When I reached the final sailor and gave her the potion, she’s supposed to finish the quest so I can get my experience points, gold, and any good loot. This lady, though, just keeps looping through the conversation, thanking me for the potion, but never actually getting up. I gave her something like seven potions, even after logging out and back in of the game, restarting it, and so on until I gave up. A quick search online told me that yes, the quest was broken. Bummer.

Some of the visual glitches can be funny; the series has spawned its fair share of Fail Blogs. Some issues, though, require I drop into the games ‘/help’ system and report them as bugs, like the time I started to run up some stone stairs, only to find myself under them instead, with no way out. I could see lords and ladies standing around on the supposedly solid landing above, and through all the walls around me, but the game insisted that these walls I could see through were solid, so why should I be able to walk out of them? That’s just crazy-talk.

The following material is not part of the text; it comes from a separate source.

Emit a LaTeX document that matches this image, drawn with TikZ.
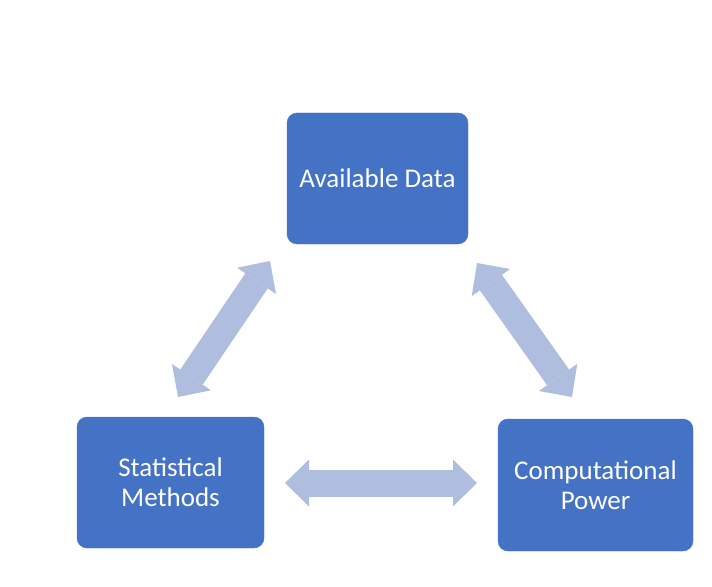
\documentclass[tikz,border=0pt]{standalone}
\usepackage{fontspec}
\setmainfont{Carlito}
\usetikzlibrary{arrows.meta}

\definecolor{boxblue}{RGB}{68,114,196}
\definecolor{linkblue}{RGB}{175,189,222}

\tikzset{
  box/.style={draw=boxblue, fill=boxblue, rounded corners=10bp, text=white,
    align=center, inner sep=0pt, font=\fontsize{27bp}{30bp}\selectfont},
  link/.style={draw=linkblue, line width=27bp,
    {Triangle[length=24bp, width=47bp, line width=0pt]}-{Triangle[length=24bp, width=47bp, line width=0pt]}}
}

\begin{document}
\begin{tikzpicture}[x=1bp, y=-1bp]
\useasboundingbox (0, 0) rectangle (712, 587);

\node[box, minimum width=181bp, minimum height=131bp] (data) at (377.5, 178.5) {Available Data};
\node[box, minimum width=187bp, minimum height=131bp] (stats) at (170.5, 482.5) {Statistical\\Methods};
\node[box, minimum width=195bp, minimum height=132bp] (power) at (595.5, 485) {Computational\\Power};

% arrow ends, kept clear of the boxes
\coordinate (dataL) at (270, 261);
\coordinate (statsT) at (178, 397);
\coordinate (dataR) at (477, 263);
\coordinate (powerT) at (572, 397);
\coordinate (statsR) at (285, 483);
\coordinate (powerL) at (477, 483);

\draw[link] (dataL) -- (statsT);
\draw[link] (dataR) -- (powerT);
\draw[link] (statsR) -- (powerL);

\end{tikzpicture}
\end{document}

I was able to get out with a “/stuck” command that basically just killed me so I could resurrect at the nearest Wayshrine.

None of this ruins the game for me, though, as I keep jumping back in to play. The visuals alone are enough to keep me busy, for now. When I run out of obvious quests, I just start running around the area, out of the city, up and down roads and hills. This is a marked contrast to other MMOS I’ve played where I tend to log out when I run out of things to do.

The moon is starting to come out in-game, now, so I’m off to explore the night side of this lush world — I hope I don’t run into too many werewolves. Wish me luck.